In 2002, she became the Political Editor of Últimas Noticias. She was promoted to be Head of the Investigation Group, a role she held for ten years. She led the election project "Tuvoto2012" ("Your vote 2012") across the Cadena Capriles for a year. After that, she became director of Diario 2001 in 2014.

In 2015, with colleagues Laura Weffer and Josefina Ruggiero she created a new independent digital media body, Efecto Cocuyo, with the slogan "Journalism that illuminates". The idea for the website came after incidents where the founders had been persecuted for attempting journalistic freedom; Reyes herself was arraigned by the government for writing a piece about gasoline shortages in Venezuela.

== Publications ==

=== Books and blog ===
- Con la vagina bien puesta (With the vagina well-placed), 2006. About the relation of women to society and the importance of physical appearance.
- Marketing político: Herramientas para ganar elecciones (Political marketing: Tools to win elections), 2003. Written with Carmen Beatriz Fernández about the use of political marketing.
- Politikom Real, (since 2002) digital column (blog) for analysis and political opinions.

=== Notable reports and investigations ===
- Micabú Case (in collaboration with Gerardo Reyes) about irregularities in the contract for printing the constitutional text in 2000.
- Corrupción en el secuestro del "canciller" de las FARC, Rodrigo Granda (Corruption in the kidnapping of the FARC "councilor" Rodrigo Granda) in 2005, about the titular disappearance which caused the Rodrigo Granda affair, a diplomatic crisis between Colombia and Venezuela.
- Acts of Corruption in the 2007 Iran-Venezuela Project.

== Recognition ==
In 2014 she received the Napolitan Victory Award for merit in Latin-American political journalism.

She was included in the list of the 30 most influential female academics in Iberoamerica in 2017 by Esglobal.

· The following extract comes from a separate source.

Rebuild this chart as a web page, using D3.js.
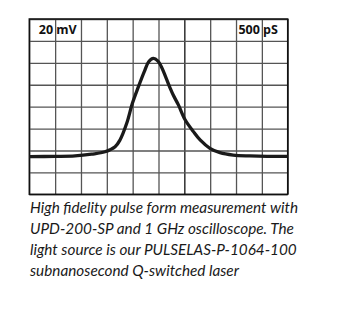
<!DOCTYPE html>
<html>
<head>
<meta charset="utf-8">
<script src="https://cdn.jsdelivr.net/npm/d3@7"></script>
<style>
  body { margin: 0; background: #fff; }
  svg { display: block; }
</style>
</head>
<body>
<svg id="chart" width="346" height="322"></svg>
<script>
// time in divisions (500 pS/div), voltage in divisions (20 mV/div) from bottom
let pulseT = [0, 1.0, 1.77, 2.41, 2.93, 3.32, 3.51, 3.77, 3.99, 4.22, 4.45, 4.62, 4.80, 4.98, 5.12, 5.28, 5.45, 5.57, 5.77, 6.03, 6.35, 6.61, 6.99, 7.38, 7.89, 8.54, 9.2, 10];
let pulseV = [1.72, 1.73, 1.75, 1.83, 1.94, 2.17, 2.48, 3.24, 4.15, 4.9, 5.6, 6.05, 6.20, 6.08, 5.8, 5.35, 4.85, 4.53, 4.08, 3.40, 2.86, 2.48, 2.10, 1.90, 1.79, 1.75, 1.73, 1.73];

let xTicks = d3.range(0, 11);
let yTicks = d3.range(0, 9);

let scaleLabels = [
  {value: "20", unit: "mV", div: 1},
  {value: "500", unit: "pS", div: 9}
];

let caption = [
  "High fidelity pulse form measurement with",
  "UPD-200-SP and 1 GHz oscilloscope. The",
  "light source is our PULSELAS-P-1064-100",
  "subnanosecond Q-switched laser"
];

let svg = d3.select("#chart");
let gLeft = 29.3, gRight = 287.7, gTop = 19, gBottom = 194.3;

let x = d3.scaleLinear().domain([0, 10]).range([gLeft, gRight]);
let y = d3.scaleLinear().domain([0, 8]).range([gBottom, gTop]);

// grid
let gx = svg.append("g")
  .attr("transform", "translate(0," + gBottom + ")")
  .call(d3.axisBottom(x).tickValues(xTicks).tickSize(-(gBottom - gTop)).tickFormat(""));
gx.select(".domain").remove();
gx.selectAll("line")
  .attr("stroke", d => d == 6 ? "#111" : "#555")
  .attr("stroke-width", 1.3);

let gy = svg.append("g")
  .attr("transform", "translate(" + gLeft + ",0)")
  .call(d3.axisLeft(y).tickValues(yTicks).tickSize(-(gRight - gLeft)).tickFormat(""));
gy.select(".domain").remove();
gy.selectAll("line")
  .attr("stroke", "#555")
  .attr("stroke-width", 1.3);

svg.append("rect")
  .attr("x", gLeft).attr("y", gTop)
  .attr("width", gRight - gLeft).attr("height", gBottom - gTop)
  .attr("fill", "none").attr("stroke", "#111").attr("stroke-width", 1.5);

// pulse
let pts = pulseT.map((t, i) => [t, pulseV[i]]);
let line = d3.line()
  .x(d => x(d[0]))
  .y(d => y(d[1]))
  .curve(d3.curveCatmullRom.alpha(0.5));

svg.append("path")
  .datum(pts)
  .attr("d", line)
  .attr("fill", "none")
  .attr("stroke", "#1a1a1a")
  .attr("stroke-width", 3.3)
  .attr("stroke-linejoin", "round");

// scale labels
let lab = svg.append("g")
  .attr("font-family", "'Open Sans', sans-serif")
  .attr("font-weight", "bold")
  .attr("font-size", 12.5)
  .attr("fill", "#111");

lab.selectAll(".val").data(scaleLabels).enter()
  .append("text").attr("class", "val")
  .attr("x", d => x(d.div) - 2)
  .attr("y", 33.5)
  .attr("text-anchor", "end")
  .text(d => d.value);

lab.selectAll(".unit").data(scaleLabels).enter()
  .append("text").attr("class", "unit")
  .attr("x", d => x(d.div) + 1.2)
  .attr("y", 33.5)
  .text(d => d.unit);

// caption
svg.append("g")
  .attr("font-family", "Lato, sans-serif")
  .attr("font-style", "italic")
  .attr("font-size", 15.3)
  .attr("fill", "#1a1a1a")
  .selectAll("text").data(caption).enter()
  .append("text")
  .attr("x", 30)
  .attr("y", (d, i) => 212.5 + i * 21.2)
  .text(d => d);
</script>
</body>
</html>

In 2018 the Committee to Protect Journalists awarded Reyes the International Press Freedom Award. In her acceptance speech she noted that there were many other journalists killed and imprisoned that year and mentioned the fact that in 25 years of political journalism she only had to start wearing protective clothing in 2017, though she had faced government intimidation and jail threats before.

The 2018 Time Person of the Year was "The Guardians" – journalists refusing to stand down despite being persecuted for reporting the truth. Though not one of the four primary recipients of the honor, Reyes was spotlighted in the full feature.

==Personal life==
Reyes has a husband, Denis, and a son, Ivan, who is a photojournalist.